La gravure de son portrait en tête de la troisième édition de l’Histoire philosophique et politique des établissements et du commerce des Européens dans les deux Indes [1] signe son ouvrage. Il s’y agit d'une attaque à peine voilée de la Monarchie. Il est donc obligé de s’enfuir (1781). Il se réfugie en Suisse où il fait ériger un monument à la gloire de la liberté. De là, il passe à la cour de Frédéric II de Prusse puis à celle de Catherine II de Russie sans cesser de veiller à la réédition de son ouvrage. Autorisé à revenir en France en 1784, mais interdit de séjour à Paris, il s’installe à Toulon, puis à Marseille et devient fondateur de prix académiques et de bienfaisance qui prolongeront le succès de son œuvre dans les grandes académies européennes. Il refuse de siéger aux États généraux de 1789 en invoquant son grand âge. Cela ne l’empêchera pas, deux ans plus tard, de dénoncer les excès et le tour violent pris par la Révolution à ces révolutionnaires qui voyaient en lui un père fondateur. Dans sa Lettre à l’Assemblée nationale adressée le 31 mai 1791 il écrit : « …j’ai parlé aux rois de leurs devoirs, souffrez qu’aujourd’hui je parle au peuple de ses erreurs ». Son prestige et sa popularité sont tels que les révolutionnaires ainsi tancés n’oseront pas lui faire subir le même sort qu’à Condorcet. Au lieu de l’envoyer à la guillotine, ils préféreront dénigrer son intervention en l’accusant de sénilité.
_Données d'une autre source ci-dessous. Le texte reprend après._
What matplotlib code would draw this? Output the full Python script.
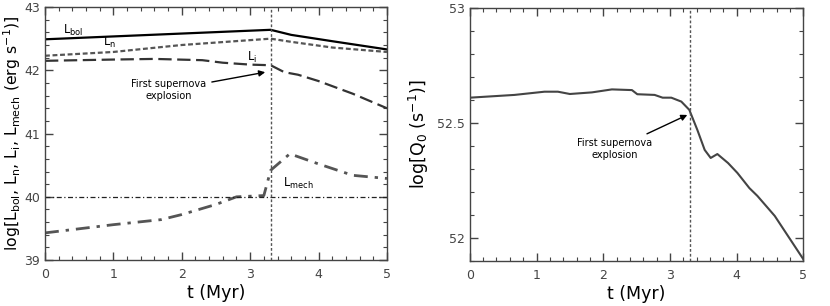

Pressenti pour siéger comme membre de l’Institut de France en 1795, quelques mois avant sa mort, il prétextera de son grand âge pour refuser cette promotion.

Il commence à publier ses premiers textes dans les Nouvelles littéraires, (1747-1755) qui serviront d’introduction à la revue Correspondance littéraire, philosophique et critique[2], réalisée avec Grimm et Diderot. Suivent des ouvrages de politique et d’histoire publiés sur commande du gouvernement comme l’Histoire du Stadhoudérat (1747) et l’Histoire du Parlement d’Angleterre (1748).

Il publie de nombreux ouvrages historiques ou philosophiques de moindre importance jusqu’à la sortie, en 1770, de la première édition anonyme de son Histoire philosophique et politique des établissements et du commerce des Européens dans les deux Indes, véritable encyclopédie de l’anticolonialisme au XVIIIe siècle. Il s’agit d’un de ces « voyages philosophiques » à la mode à l’époque, faiblement documenté mais prétexte à réflexions sur la « loi naturelle » et dénonciations mordantes du despotisme, du cléricalisme ainsi que du colonialisme. Il n’hésite pas à recourir à la collaboration d’autres écrivains tels que d'Holbach ou Diderot à qui on doit les passages plus réussis et qui le feront parfois avantageusement comparer à Voltaire ou Rousseau.

Interdite en 1772, l’Histoire des deux Indes sera à nouveau publiée par l’abbé Raynal dans une nouvelle édition en 1774 qui est immédiatement mise à l’Index par le clergé. C’est en 1780 qu’il publie sa troisième édition de l'Histoire des deux Indes, encore plus virulente que les deux précédentes et qu’il avoue implicitement comme étant de lui en y faisant graver son portrait en frontispice (cf. supra). Condamné par le Parlement de Paris, l’ouvrage est brûlé par le bourreau en place publique, ce qui lui assure un succès considérable.

L’Histoire des deux Indes a également été l’occasion de la Lettre apologétique de l’abbé Raynal à Monsieur Grimm (1781) de Diderot. Dans cette lettre que Diderot n’a jamais envoyée, il accuse violemment Grimm (qui avait critiqué Raynal pour avoir dévoilé son identité dans sa troisième édition de l’Histoire des deux Indes) de s’être vendu aux grands : « Je ne vous reconnais plus ; vous êtes devenu, sans vous en douter peut-être, un des plus cachés, mais un des plus dangereux antiphilosophes. Vous vivez avec nous, mais vous nous haïssez ». Diderot, dont la part de paternité dans l’ouvrage n’était sans doute pas étrangère à son indignation, n’avait cependant pas tort : la Révolution survenue, Grimm s’empressera de quitter la France et de dénigrer la Révolution.